Primarily, Bourdieu (1984) articulates the needs of capitalist enterprises to acquire cultural capital, symbolic power, and the capacity to dominate such discourse in order to continue to exploit labour and the environment (Hinde & Dixon, 2010, p. 412-413).
Interestingly, Bourdieu articulates that the tastes which people acquire for culture, which may constitute variables such as food, clothing, and other habitual possessions, is a consequence of their tailored perspective and beliefs about their place in the social hierarchy within society. Theoretically, the worth and value of a commodity product is a mere reflection of the value of the user and their place within the hierarchical social construct.

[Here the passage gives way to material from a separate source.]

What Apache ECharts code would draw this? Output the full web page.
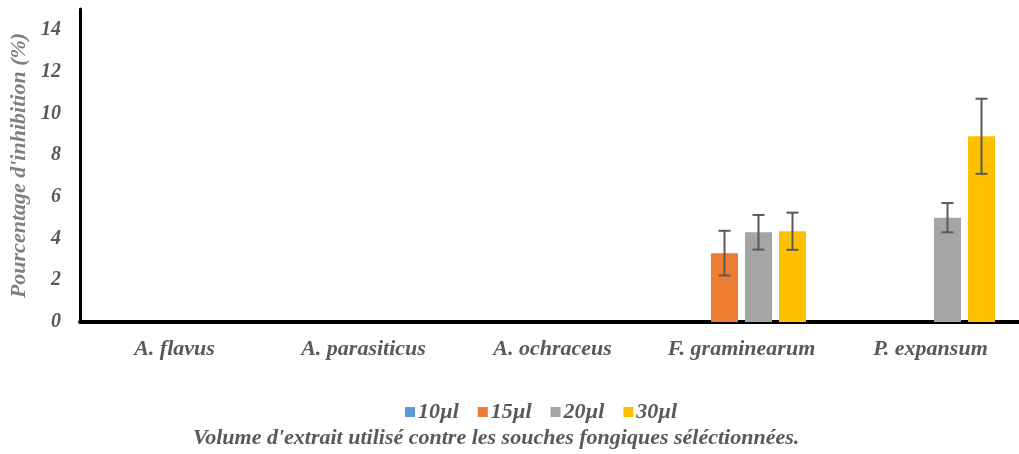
<!DOCTYPE html>
<html>
<head>
<meta charset="utf-8">
<style>
  html, body { margin: 0; padding: 0; background: #ffffff; }
  #chart { width: 1019px; height: 454px; }
</style>
<script src="https://cdn.jsdelivr.net/npm/echarts@6/dist/echarts.min.js"></script>
</head>
<body>
<div id="chart"></div>
<script>
// Fungal strains tested
const categories = ['A. flavus', 'A. parasiticus', 'A. ochraceus', 'F. graminearum', 'P. expansum'];
// Extract volumes
const volumes = ['10µl', '15µl', '20µl', '30µl'];
// Mean inhibition (%) per volume
const v10 = [0, 0, 0, 0, 0];
const v15 = [0, 0, 0, 3.3, 0];
const v20 = [0, 0, 0, 4.3, 5.0];
const v30 = [0, 0, 0, 4.35, 8.9];
// Standard deviations
const e10 = [0, 0, 0, 0, 0];
const e15 = [0, 0, 0, 1.07, 0];
const e20 = [0, 0, 0, 0.83, 0.7];
const e30 = [0, 0, 0, 0.89, 1.8];
// Y-axis ticks
const yTicks = [0, 2, 4, 6, 8, 10, 12, 14];

const colors = ['#5B9BD5', '#ED7D31', '#A5A5A5', '#FFC000'];
const means = [v10, v15, v20, v30];
const errs = [e10, e15, e20, e30];

const BAR_W = 27;
const BAR_GAP = 7;
const textFont = { fontFamily: 'Liberation Serif', fontWeight: 'bold', fontStyle: 'italic', color: '#595959' };

const barSeries = volumes.map((name, i) => ({
  name: name,
  type: 'bar',
  data: means[i],
  barWidth: BAR_W,
  barGap: (BAR_GAP / BAR_W * 100) + '%',
  itemStyle: { color: colors[i] },
  z: 2
}));

// Error bars drawn over each bar series
const errSeries = volumes.map((name, i) => ({
  type: 'custom',
  name: name + ' err',
  z: 5,
  silent: true,
  data: means[i].map((m, k) => [k, m, errs[i][k]]),
  renderItem: function (params, api) {
    const sd = api.value(2);
    if (!sd) return null;
    const k = api.value(0);
    const m = api.value(1);
    const offset = (i - (volumes.length - 1) / 2) * (BAR_W + BAR_GAP);
    const hi = api.coord([k, m + sd]);
    const lo = api.coord([k, m - sd]);
    const x = hi[0] + offset;
    const cap = 6;
    const style = { stroke: '#595959', lineWidth: 2 };
    return {
      type: 'group',
      children: [
        { type: 'line', shape: { x1: x, y1: hi[1], x2: x, y2: lo[1] }, style: style },
        { type: 'line', shape: { x1: x - cap, y1: hi[1], x2: x + cap, y2: hi[1] }, style: style },
        { type: 'line', shape: { x1: x - cap, y1: lo[1], x2: x + cap, y2: lo[1] }, style: style }
      ]
    };
  }
}));

const chart = echarts.init(document.getElementById('chart'));
chart.setOption({
  animation: false,
  backgroundColor: '#ffffff',
  grid: { left: 80, right: -6, top: 9, bottom: 132, containLabel: false, outerBoundsMode: 'none' },
  legend: {
    data: volumes,
    left: 405,
    top: 401,
    padding: 0,
    itemWidth: 10,
    itemHeight: 10,
    itemGap: 19,
    icon: 'rect',
    textStyle: Object.assign({ fontSize: 22, padding: [0, 0, 0, -2] }, textFont)
  },
  xAxis: {
    type: 'category',
    data: categories,
    axisLine: { lineStyle: { color: '#000000', width: 4 } },
    axisTick: { show: false },
    axisLabel: Object.assign({ fontSize: 22, margin: 16, interval: 0, hideOverlap: false }, textFont),
    splitLine: { show: false }
  },
  yAxis: {
    type: 'value',
    min: yTicks[0],
    max: 15,
    interval: yTicks[1] - yTicks[0],
    name: "Pourcentage d'inhibition (%)",
    nameLocation: 'middle',
    nameGap: 48,
    nameRotate: 90,
    nameTextStyle: Object.assign({ fontSize: 22 }, textFont, { color: '#7f7f7f' }),
    axisLine: { show: true, lineStyle: { color: '#000000', width: 3 } },
    axisTick: { show: false },
    splitLine: { show: false },
    axisLabel: Object.assign({
      fontSize: 20,
      margin: 19,
      showMaxLabel: false,
      formatter: v => (yTicks.indexOf(v) >= 0 ? String(v) : '')
    }, textFont)
  },
  graphic: [{
    type: 'text',
    left: 193,
    top: 427,
    style: {
      text: "Volume d'extrait utilisé contre les souches fongiques séléctionnées.",
      fill: '#595959',
      font: "italic bold 22px 'Liberation Serif'"
    }
  }],
  series: barSeries.concat(errSeries)
});
</script>
</body>
</html>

As the capital, whether it be a product or an action, is passed through the social hierarchy, from intellectual bourgeois through to the working man, its value proposition will negatively depreciate.
In a Norwegian study conducted by Oygard (2000), the main hypothesis suggests that two main food functions would emerge from the study, food as form and food as function. Food as form refers to traditional, exotic and healthy food, this type of food would be typically associated with those from a more prosperous economic background (Oygard, 2000, p. 165). Food as function refers to filling and inexpensive which serve the functional necessity to eat and survive often associated with the lower economically capable populous (Oygard, 2000, p. 165-166).